A combinação entre o avanço do rentismo e as resistências em cobrar mais impostos dos mais ricos arremessa as sociedades rumo ao passado. “Uma mensagem política repetida ad nauseam nestes dias é de que movimentos para aumentar a progressividade dos impostos acabam por prejudicar a economia, em vez de ajudá-la. Essa teoria, do tipo ‘eu alimentaria você, mas você pode se tornar dependente de alimentos’, é central para mostrar como as sociedades de consumo como a nossa estão retornando às distribuições feudais de riqueza”, alerta o economista Michael Hudson, professor das universidades do Missouri e de Pequim.

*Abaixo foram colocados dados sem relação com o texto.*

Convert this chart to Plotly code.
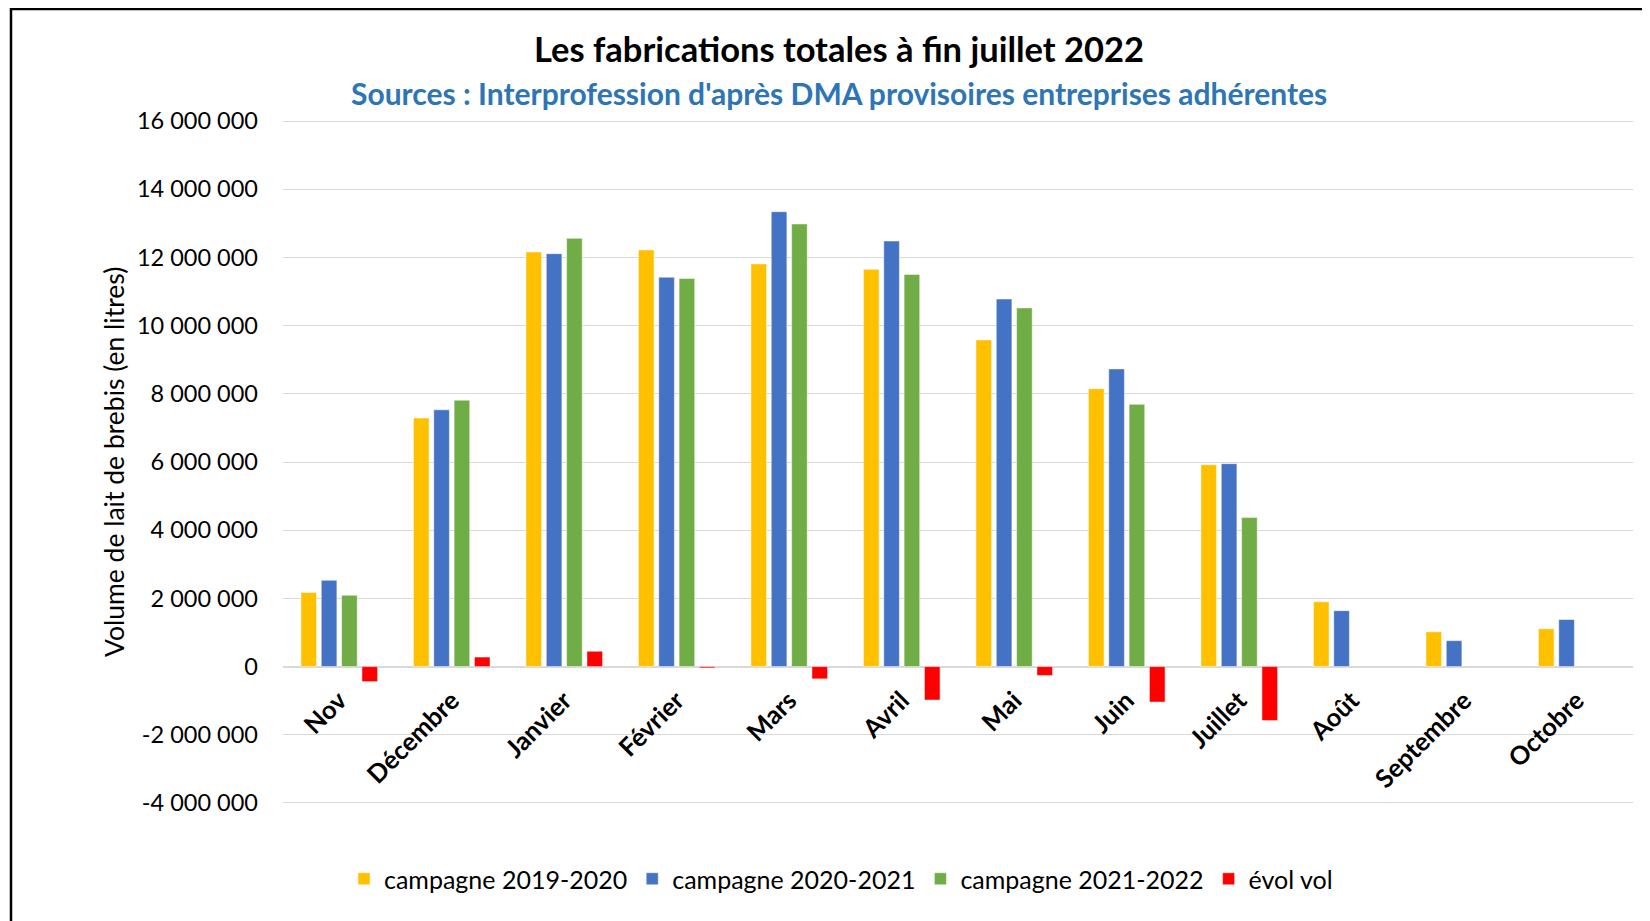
import plotly.graph_objects as go

months = ["Nov", "Décembre", "Janvier", "Février", "Mars", "Avril", "Mai",
          "Juin", "Juillet", "Août", "Septembre", "Octobre"]
camp_2019_2020 = [2170000, 7290000, 12160000, 12220000, 11810000, 11650000, 9580000,
                  8150000, 5920000, 1900000, 1020000, 1110000]
camp_2020_2021 = [2530000, 7530000, 12110000, 11420000, 13340000, 12480000, 10780000,
                  8730000, 5950000, 1640000, 760000, 1380000]
camp_2021_2022 = [2090000, 7810000, 12560000, 11380000, 12980000, 11500000, 10520000,
                  7690000, 4370000, None, None, None]
evol_vol = [-440000, 280000, 450000, -40000, -360000, -980000, -260000,
            -1040000, -1580000, None, None, None]

y_tickvals = [-4000000, -2000000, 0, 2000000, 4000000, 6000000, 8000000,
              10000000, 12000000, 14000000, 16000000]
y_ticktext = ["-4 000 000", "-2 000 000", "0", "2 000 000", "4 000 000", "6 000 000",
              "8 000 000", "10 000 000", "12 000 000", "14 000 000", "16 000 000"]

title_text = "Les fabrications totales à fin juillet 2022"
subtitle_text = "Sources : Interprofession d'après DMA provisoires entreprises adhérentes"
y_title = "Volume de lait de brebis (en litres)"

FONT = "Lato"
OFF = 8                      # page body margin
FW, FH = 1650 - OFF, 921 - OFF
Y_MIN, Y_MAX = -4030000, 16030000
L, R, T, B = 275, 17, 112, 117
PW, PH = FW - L - R, FH - T - B


def px_x(page_x):
    return (page_x - OFF - L) / PW


def px_y(page_y):
    return (FH - B - (page_y - OFF)) / PH


series = [
    ("campagne 2019-2020", camp_2019_2020, "#FFC000"),
    ("campagne 2020-2021", camp_2020_2021, "#4472C4"),
    ("campagne 2021-2022", camp_2021_2022, "#70AD47"),
    ("évol vol", evol_vol, "#FF0000"),
]

fig = go.Figure()
for name, vals, col in series:
    fig.add_trace(go.Bar(
        x=months, y=vals, name=name,
        marker=dict(color=col, line=dict(color="rgba(255,255,255,0.6)", width=0.8)),
    ))

fig.update_layout(
    width=FW, height=FH,
    margin=dict(l=L, r=R, t=T, b=B, pad=0),
    paper_bgcolor="white", plot_bgcolor="white",
    barmode="group", bargap=0.277, bargroupgap=0.233,
    font=dict(family=FONT, size=23.5, color="black"),
    showlegend=True,
    legend=dict(orientation="h", x=px_x(841), xanchor="center",
                y=px_y(879), yanchor="middle",
                font=dict(family=FONT, size=25, color="black"),
                itemwidth=30, tracegroupgap=0),
    xaxis=dict(
        type="category", anchor="free", position=(0 - Y_MIN) / (Y_MAX - Y_MIN),
        showline=False, ticks="", tickangle=-45,
        tickfont=dict(family=FONT, size=25.5, color="black", weight="bold"),
        showgrid=False, ticklabelstandoff=13,
    ),
    yaxis=dict(
        range=[Y_MIN, Y_MAX],
        tickvals=y_tickvals, ticktext=y_ticktext,
        showgrid=True, gridcolor="#D9D9D9", gridwidth=1.4,
        zeroline=True, zerolinecolor="#D9D9D9", zerolinewidth=1.6,
        showline=False, ticks="",
        tickfont=dict(family=FONT, size=23.5, color="black"),
        ticklabelstandoff=24,
    ),
    annotations=[
        dict(text="<b>" + title_text + "</b>", xref="paper", yref="paper",
             x=px_x(839), y=px_y(49), xanchor="center", yanchor="middle",
             showarrow=False, font=dict(family=FONT, size=34.5, color="black")),
        dict(text="<b>" + subtitle_text + "</b>", xref="paper", yref="paper",
             x=px_x(839), y=px_y(93), xanchor="center", yanchor="middle",
             showarrow=False, font=dict(family=FONT, size=30, color="#2E75B6")),
        dict(text=y_title, xref="paper", yref="paper",
             x=px_x(114), y=px_y(462), xanchor="center", yanchor="middle",
             textangle=-90, showarrow=False,
             font=dict(family=FONT, size=26.5, color="black")),
    ],
    shapes=[
        dict(type="rect", xref="paper", yref="paper",
             x0=px_x(11), x1=px_x(1665), y0=px_y(940), y1=px_y(9),
             line=dict(color="black", width=2.5), fillcolor="rgba(0,0,0,0)",
             layer="above"),
    ],
)

fig.write_html("out.html")
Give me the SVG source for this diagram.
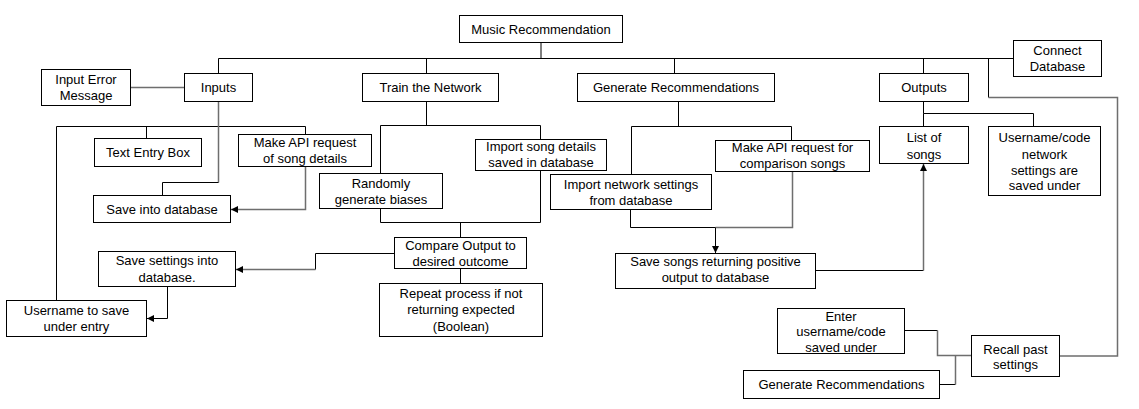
<svg xmlns="http://www.w3.org/2000/svg" width="1139" height="409" viewBox="0 0 1139 409">
<style>
rect{fill:#fff;stroke:#000;stroke-width:1}
text{font-family:"Liberation Sans",Arial,sans-serif;font-size:13px;fill:#000;text-anchor:middle}
.c{fill:none;stroke:#000;stroke-width:1}
.g{fill:none;stroke:#6e6e6e;stroke-width:1.5}
</style>
<defs>
<marker id="ah" markerUnits="userSpaceOnUse" markerWidth="8" markerHeight="8" refX="7" refY="3.5" orient="auto">
<path d="M0,0 L7,3.5 L0,7 z" fill="#000"/>
</marker>
</defs>
<rect x="0" y="0" width="1139" height="409" style="fill:#fff;stroke:none"/>
<g id="connectors">
<path class="c" d="M541,42.5 V58.5"/>
<path class="c" d="M218.5,73.5 V58.5 H1013.5"/>
<path class="c" d="M426.5,58.5 V73.5"/>
<path class="c" d="M674.5,58.5 V73.5"/>
<path class="c" d="M923.5,58.5 V73.5"/>
<path class="c" d="M988.5,58.5 V97.5"/>
<path class="g" d="M988.5,97.5 H1117.5 V356 H1059.5"/>
<path class="g" d="M130.5,87.5 H184.5"/>
<path class="c" d="M56.5,300.5 V126.5 H305.5 V134.5"/>
<path class="c" d="M146.5,126.5 V138.5"/>
<path class="g" d="M218.5,101.5 V182.5"/>
<path class="c" d="M218.5,182.5 H162.5 V195.5"/>
<path class="g" d="M305.5,166.5 V209.5 H231" marker-end="url(#ah)"/>
<path class="c" d="M167.5,286.5 V318.5 H147" marker-end="url(#ah)"/>
<path class="c" d="M394.5,253.5 H315.5 V269.5"/>
<path class="g" d="M315.5,269.5 H236" marker-end="url(#ah)"/>
<path class="c" d="M426.5,101.5 V125.5"/>
<path class="c" d="M380.5,173.5 V125.5 H540.5 V139.5"/>
<path class="c" d="M380.5,208.5 V222.5 H540.5 V170.5"/>
<path class="c" d="M460.5,222.5 V237.5"/>
<path class="c" d="M460.5,268.5 V283.5"/>
<path class="c" d="M678.5,101.5 V126.5"/>
<path class="c" d="M631.5,174.5 V126.5 H791.5 V140.5"/>
<path class="c" d="M630.5,209.5 V227.5 H715.5"/>
<path class="g" d="M715.5,227.5 H792.5 V171.5"/>
<path class="c" d="M715.5,227.5 V253" marker-end="url(#ah)"/>
<path class="c" d="M815.5,270.5 H923.5"/>
<path class="g" d="M923.5,270.5 V164" marker-end="url(#ah)"/>
<path class="c" d="M923.5,101.5 V113.5 H1033.5 V126.5"/>
<path class="c" d="M923.5,113.5 V126.5"/>
<path class="c" d="M904.5,330.5 H937.5"/>
<path class="g" d="M937.5,330.5 V355.5 H971.5"/>
<path class="c" d="M939.5,384.5 H955.5"/>
<path class="g" d="M955.5,384.5 V355.5"/>
</g>
<g id="music"><rect x="459.5" y="15.5" width="163" height="27"/><text x="541" y="33.5">Music Recommendation</text></g>
<g id="inputs"><rect x="184.5" y="73.5" width="68" height="28"/><text x="218.5" y="92">Inputs</text></g>
<g id="inputError"><rect x="41.5" y="69.5" width="89" height="36"/><text x="86" y="84">Input Error</text><text x="86" y="100.3">Message</text></g>
<g id="train"><rect x="362.5" y="73.5" width="136" height="28"/><text x="430.5" y="92">Train the Network</text></g>
<g id="genRec"><rect x="577.5" y="73.5" width="197" height="28"/><text x="676" y="92">Generate Recommendations</text></g>
<g id="outputs"><rect x="879.5" y="73.5" width="89" height="28"/><text x="924" y="92">Outputs</text></g>
<g id="connectDB"><rect x="1013.5" y="40.5" width="88" height="36"/><text x="1057.5" y="55">Connect</text><text x="1057.5" y="71.3">Database</text></g>
<g id="textEntry"><rect x="94.5" y="138.5" width="107" height="28"/><text x="148" y="157">Text Entry Box</text></g>
<g id="makeAPI"><rect x="238.5" y="134.5" width="133" height="32"/><text x="305" y="147">Make API request</text><text x="305" y="163.2">of song details</text></g>
<g id="saveDB"><rect x="93.5" y="195.5" width="137" height="27"/><text x="162" y="213.5">Save into database</text></g>
<g id="saveSettings"><rect x="98.5" y="251.5" width="137" height="35"/><text x="167" y="265.3">Save settings into</text><text x="167" y="281.5">database.</text></g>
<g id="usernameSave"><rect x="6.5" y="300.5" width="140" height="36"/><text x="76.5" y="314.6">Username to save</text><text x="76.5" y="331">under entry</text></g>
<g id="randomly"><rect x="319.5" y="173.5" width="123" height="35"/><text x="381" y="187.8">Randomly</text><text x="381" y="203.5">generate biases</text></g>
<g id="importSong"><rect x="475.5" y="139.5" width="131" height="31"/><text x="541" y="151.2">Import song details</text><text x="541" y="167.2">saved in database</text></g>
<g id="compare"><rect x="394.5" y="237.5" width="132" height="31"/><text x="460.5" y="249.5">Compare Output to</text><text x="460.5" y="265.5">desired outcome</text></g>
<g id="repeat"><rect x="379.5" y="283.5" width="163" height="53"/><text x="461" y="297.8">Repeat process if not</text><text x="461" y="314.2">returning expected</text><text x="461" y="330.8">(Boolean)</text></g>
<g id="importNet"><rect x="550.5" y="174.5" width="161" height="35"/><text x="631" y="188.8">Import network settings</text><text x="631" y="204.5">from database</text></g>
<g id="makeAPIcomp"><rect x="715.5" y="140.5" width="154" height="31"/><text x="792.5" y="152.2">Make API request for</text><text x="792.5" y="167.8">comparison songs</text></g>
<g id="saveSongs"><rect x="615.5" y="253.5" width="200" height="35"/><text x="715.5" y="266.2">Save songs returning positive</text><text x="715.5" y="282.2">output to database</text></g>
<g id="listSongs"><rect x="879.5" y="126.5" width="89" height="37"/><text x="924" y="141.8">List of</text><text x="924" y="158.5">songs</text></g>
<g id="usernameCode"><rect x="988.5" y="126.5" width="112" height="69"/><text x="1044.5" y="141.8">Username/code</text><text x="1044.5" y="158.5">network</text><text x="1044.5" y="174.5">settings are</text><text x="1044.5" y="190.2">saved under</text></g>
<g id="enter"><rect x="777.5" y="308.5" width="127" height="45"/><text x="841" y="320.5">Enter</text><text x="841" y="336.2">username/code</text><text x="841" y="351.5">saved under</text></g>
<g id="recall"><rect x="971.5" y="335.5" width="88" height="41"/><text x="1015.5" y="353.5">Recall past</text><text x="1015.5" y="369.2">settings</text></g>
<g id="genRec2"><rect x="743.5" y="370.5" width="196" height="28"/><text x="841.5" y="389">Generate Recommendations</text></g>
</svg>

A solução, sugere Standing, é adotar a proposta de Keynes, da eutanásia do rentista, entendida como o cerceamento da sua possibilidade interminável de ganhos. “Vai ser uma luta, mas é viável. Exige um novo sistema de distribuição de rendimentos, incluída uma renda básica paga a partir de um imposto sobre todas as formas de proventos. Sem isso, uma nova Idade das Trevas ameaça.”
*Reportagem publicada originalmente na edição 927 de CartaCapital, com o título "Senhores feudais"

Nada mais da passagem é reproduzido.